Task statement
With the images removed, repeat the data below exactly.

Material
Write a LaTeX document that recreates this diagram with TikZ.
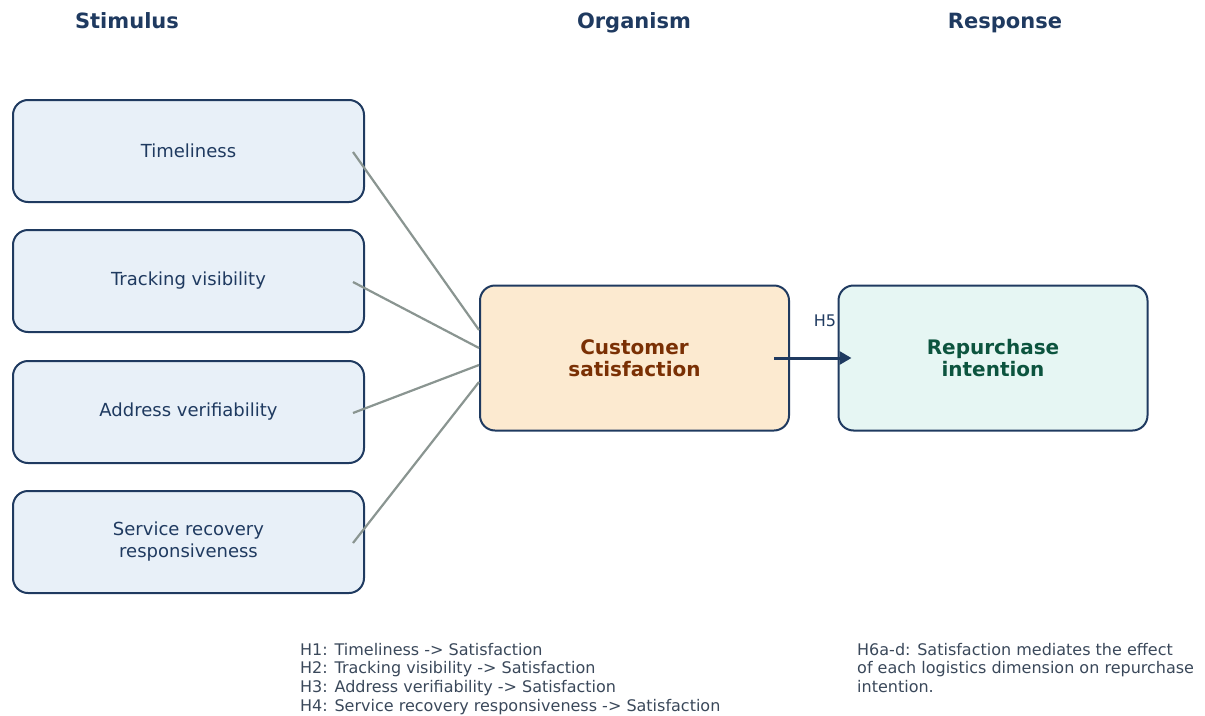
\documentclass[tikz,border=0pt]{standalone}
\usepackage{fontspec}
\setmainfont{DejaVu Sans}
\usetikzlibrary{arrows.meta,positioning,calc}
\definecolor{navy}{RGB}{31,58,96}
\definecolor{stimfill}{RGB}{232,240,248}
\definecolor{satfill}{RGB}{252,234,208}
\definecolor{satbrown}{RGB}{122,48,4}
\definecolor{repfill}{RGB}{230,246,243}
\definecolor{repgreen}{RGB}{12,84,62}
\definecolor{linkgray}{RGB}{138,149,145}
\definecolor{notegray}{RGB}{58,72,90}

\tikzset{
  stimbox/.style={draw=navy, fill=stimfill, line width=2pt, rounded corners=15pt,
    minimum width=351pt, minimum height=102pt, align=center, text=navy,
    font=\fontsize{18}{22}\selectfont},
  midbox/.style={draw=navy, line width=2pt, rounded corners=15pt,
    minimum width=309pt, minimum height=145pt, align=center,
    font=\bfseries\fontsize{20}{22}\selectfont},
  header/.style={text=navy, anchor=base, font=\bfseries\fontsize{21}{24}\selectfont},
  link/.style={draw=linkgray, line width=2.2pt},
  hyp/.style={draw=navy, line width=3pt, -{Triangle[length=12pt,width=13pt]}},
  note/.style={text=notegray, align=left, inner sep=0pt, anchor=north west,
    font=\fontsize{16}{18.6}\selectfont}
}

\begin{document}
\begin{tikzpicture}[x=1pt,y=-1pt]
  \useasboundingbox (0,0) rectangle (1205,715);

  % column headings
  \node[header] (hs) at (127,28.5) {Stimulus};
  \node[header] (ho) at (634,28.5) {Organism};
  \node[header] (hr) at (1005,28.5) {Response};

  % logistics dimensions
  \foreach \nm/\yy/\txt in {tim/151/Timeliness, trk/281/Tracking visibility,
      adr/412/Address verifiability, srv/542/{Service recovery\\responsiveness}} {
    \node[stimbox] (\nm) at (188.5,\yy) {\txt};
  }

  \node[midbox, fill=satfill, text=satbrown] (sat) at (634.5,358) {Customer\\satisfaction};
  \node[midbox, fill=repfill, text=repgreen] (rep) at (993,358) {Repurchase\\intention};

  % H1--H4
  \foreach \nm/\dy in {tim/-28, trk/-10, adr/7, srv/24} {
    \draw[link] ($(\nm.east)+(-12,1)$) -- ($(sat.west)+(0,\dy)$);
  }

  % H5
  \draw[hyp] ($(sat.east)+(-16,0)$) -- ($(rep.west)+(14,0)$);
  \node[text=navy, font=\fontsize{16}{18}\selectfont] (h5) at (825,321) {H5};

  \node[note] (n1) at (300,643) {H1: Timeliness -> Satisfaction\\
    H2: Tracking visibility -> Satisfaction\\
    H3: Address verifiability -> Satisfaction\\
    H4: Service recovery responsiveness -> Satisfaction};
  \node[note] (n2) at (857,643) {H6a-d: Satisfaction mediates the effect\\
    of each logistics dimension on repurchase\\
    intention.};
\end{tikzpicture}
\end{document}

Exercise answer
Write a LaTeX document that recreates this diagram with TikZ.
\documentclass[tikz,border=0pt]{standalone}
\usepackage{fontspec}
\setmainfont{DejaVu Sans}
\usetikzlibrary{arrows.meta,positioning,calc}
\definecolor{navy}{RGB}{31,58,96}
\definecolor{stimfill}{RGB}{232,240,248}
\definecolor{satfill}{RGB}{252,234,208}
\definecolor{satbrown}{RGB}{122,48,4}
\definecolor{repfill}{RGB}{230,246,243}
\definecolor{repgreen}{RGB}{12,84,62}
\definecolor{linkgray}{RGB}{138,149,145}
\definecolor{notegray}{RGB}{58,72,90}

\tikzset{
  stimbox/.style={draw=navy, fill=stimfill, line width=2pt, rounded corners=15pt,
    minimum width=351pt, minimum height=102pt, align=center, text=navy,
    font=\fontsize{18}{22}\selectfont},
  midbox/.style={draw=navy, line width=2pt, rounded corners=15pt,
    minimum width=309pt, minimum height=145pt, align=center,
    font=\bfseries\fontsize{20}{22}\selectfont},
  header/.style={text=navy, anchor=base, font=\bfseries\fontsize{21}{24}\selectfont},
  link/.style={draw=linkgray, line width=2.2pt},
  hyp/.style={draw=navy, line width=3pt, -{Triangle[length=12pt,width=13pt]}},
  note/.style={text=notegray, align=left, inner sep=0pt, anchor=north west,
    font=\fontsize{16}{18.6}\selectfont}
}

\begin{document}
\begin{tikzpicture}[x=1pt,y=-1pt]
  \useasboundingbox (0,0) rectangle (1205,715);

  % column headings
  \node[header] (hs) at (127,28.5) {Stimulus};
  \node[header] (ho) at (634,28.5) {Organism};
  \node[header] (hr) at (1005,28.5) {Response};

  % logistics dimensions
  \foreach \nm/\yy/\txt in {tim/151/Timeliness, trk/281/Tracking visibility,
      adr/412/Address verifiability, srv/542/{Service recovery\\responsiveness}} {
    \node[stimbox] (\nm) at (188.5,\yy) {\txt};
  }

  \node[midbox, fill=satfill, text=satbrown] (sat) at (634.5,358) {Customer\\satisfaction};
  \node[midbox, fill=repfill, text=repgreen] (rep) at (993,358) {Repurchase\\intention};

  % H1--H4
  \foreach \nm/\dy in {tim/-28, trk/-10, adr/7, srv/24} {
    \draw[link] ($(\nm.east)+(-12,1)$) -- ($(sat.west)+(0,\dy)$);
  }

  % H5
  \draw[hyp] ($(sat.east)+(-16,0)$) -- ($(rep.west)+(14,0)$);
  \node[text=navy, font=\fontsize{16}{18}\selectfont] (h5) at (825,321) {H5};

  \node[note] (n1) at (300,643) {H1: Timeliness -> Satisfaction\\
    H2: Tracking visibility -> Satisfaction\\
    H3: Address verifiability -> Satisfaction\\
    H4: Service recovery responsiveness -> Satisfaction};
  \node[note] (n2) at (857,643) {H6a-d: Satisfaction mediates the effect\\
    of each logistics dimension on repurchase\\
    intention.};
\end{tikzpicture}
\end{document}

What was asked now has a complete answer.